Do I have to choose between my son, or, my dad & stepmom?
August 6, 2012 4:27 PM Subscribe
My father and stepmother have rejected my son, after I placed him in an Open Adoption following his birth earlier this year. How do I deal with important family events where both parties would be welcome and invited? Snowflake details within.
posted by erasorhed to Human Relations (21 answers total) 2 users marked this as a favorite
Last year, I found out that I was unexpectedly pregnant (thanks a lot, condoms + Mirena). When I discovered that the pregnancy was viable, I considered my options. My father and stepmother both said that they would support me in whatever decision I made for the baby.
I discussed options with the baby's father, and we both agreed that an Open Adoption would be the best choice for us and the baby.
I started talking to an Open Adoption counselor, and at about that time, my dad/stepmom seemed to backpedal on their supportive words. My dad would tell me things like "I don't want my family/my neighbors to know that you're pregnant" and "I don't want to hear about the baby," (which I didn't see as being supportive to me, at all, but, I could understand his likely feelings of loss and grief about the situation, along with his lack of being able to express it to me in a way that is still "supportive" to me).

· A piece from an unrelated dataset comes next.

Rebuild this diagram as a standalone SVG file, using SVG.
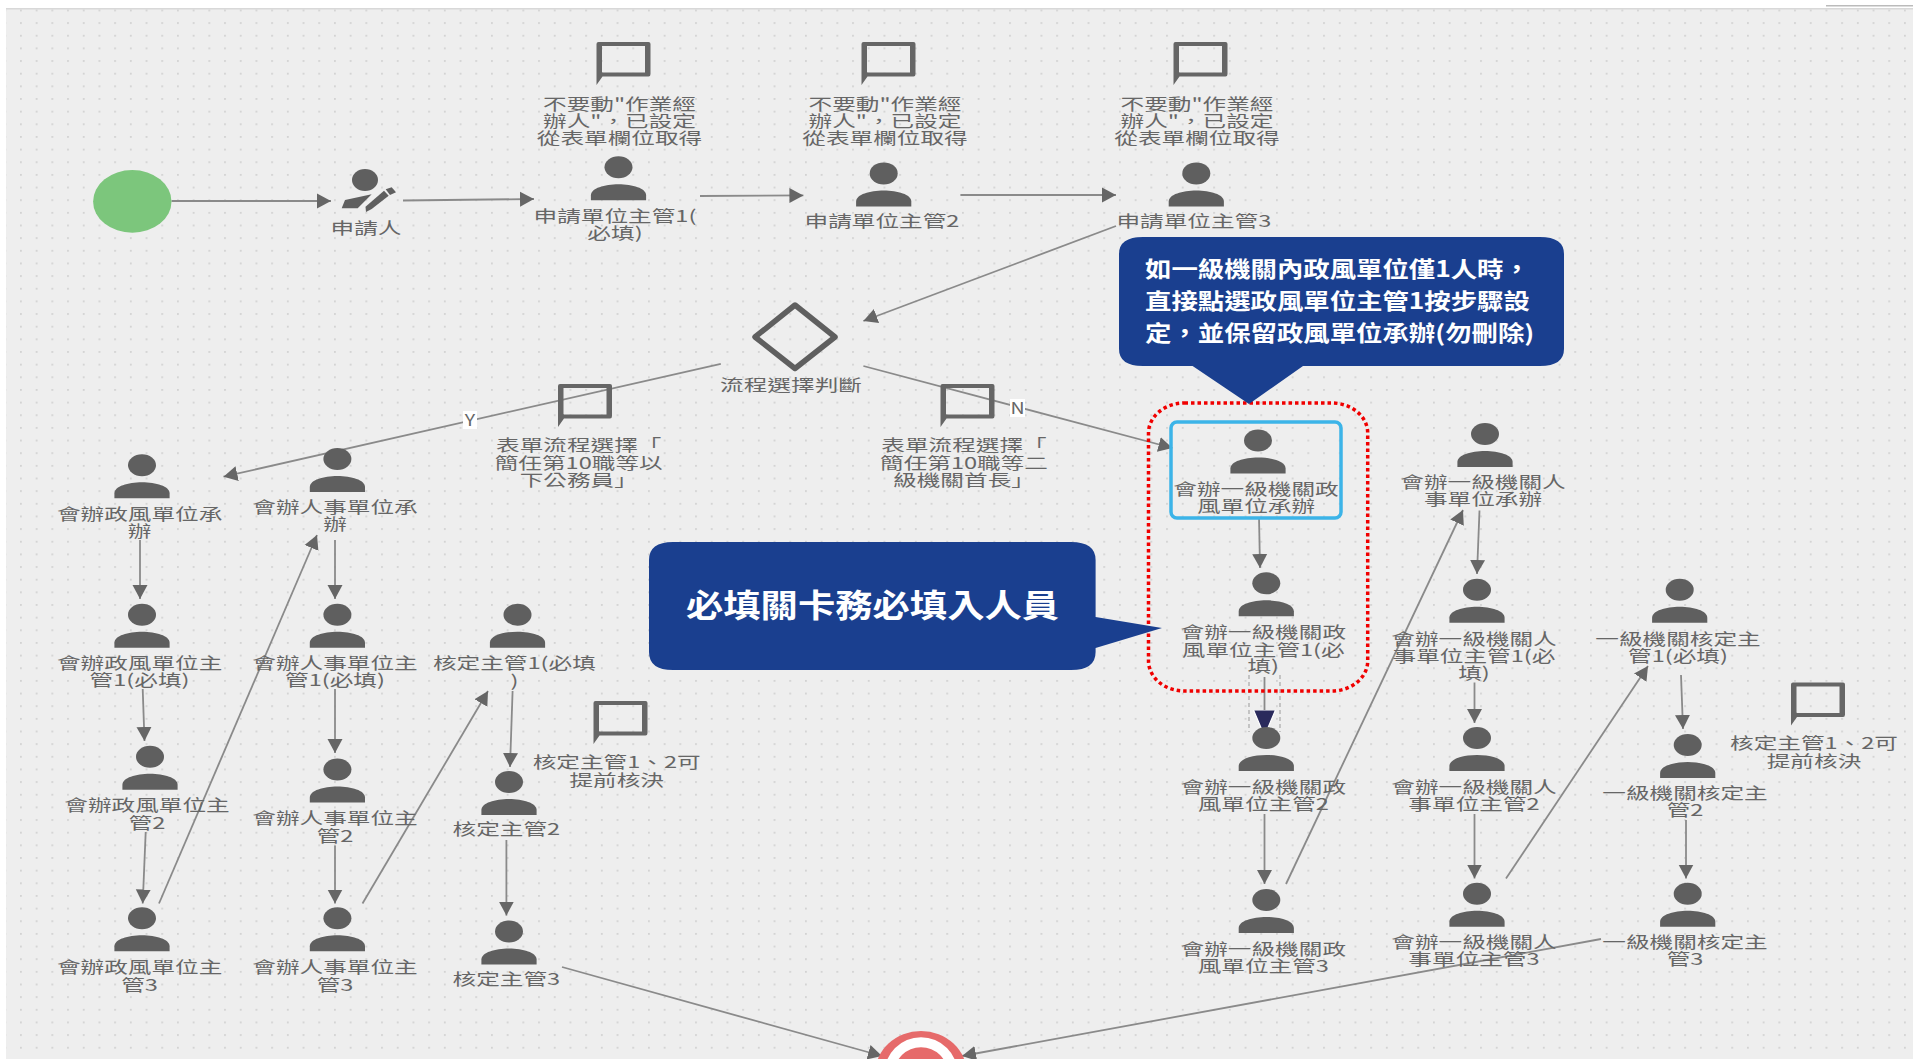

The rest of my family has been completely, 100% supportive of me & my decision, and we all enjoy visiting with the baby and his family quite often.
I already have another child from a previous marriage (she's 6). During this summer, I threw a party for her, and she wanted to invite her brother. I discovered (through my fiancee, after-the-fact) that my dad and stepmom opted-out of attending the party, not because they didn't want to go to my daughter's party, but because they didn't want to see my son and his family there.
My dad and stepmom say that they want their involvement in my son's life to be "his choice". My stepmom herself was adopted (in a closed adoption) but was reunited with them in adulthood, and has a wonderful relationship with her birth family; She was also rejected by someone in her family, on the basis of her being adopted. She knows how much it hurts to be rejected like this, ironically enough.
They have both rebuffed my suggestions that they speak to my adoption counselor about the issues surrounding my adopted son.
I feel like I'm torn between two parties when it comes to important family events.
I am thoroughly convinced that I will never be able to change their minds on the issue of welcoming my son as their biological grandson, but I think it is really unfair to me and my family to have to choose between inviting my dad/stepmom or my son and his parents when it comes to important family events.
I'm beginning to think it might be more proactive to simply ask them "Which life events do you want to be excluded from, so you can avoid seeing/meeting my son and his parents?" That's a brash way of putting it, but feels like it might be necessary to avoid the heartache of inviting them and being asked "is he going to be there?"
Some examples of the "important family events" that I'm talking about:
- My wedding (If my dad doesn't show, it looks like I walk down the aisle on my own)
- Getting hospitalized for some major reason
- My (someday) funeral
- Holiday gatherings
- Parties (Birthdays, etc)
I don't think it would be very polite to exclude my dad/stepmom from being invited, and I don't want to exclude them, but I don't want to keep asking them to join me if their answer is always going to be "no."
I also think it would be unfair and unacceptable to exclude my son and his family from these events just so that my dad and stepmom can avoid seeing them/meeting them. I am not going to reject/exclude my son and his family for some "blood is thicker than water" reason, because my son is my blood, too, even though I am no longer his legal parent.
I respect my dad and stepmom's decision to not be involved in my son's life whatsoever, even though their choice really hurts me (they know this).
What is the best way that I could approach this situation? Should I exclude them from events like my wedding, without discussing it with them? Should I ask them which events they'd prefer not to be invited to, until the day comes that my son asks about meeting them?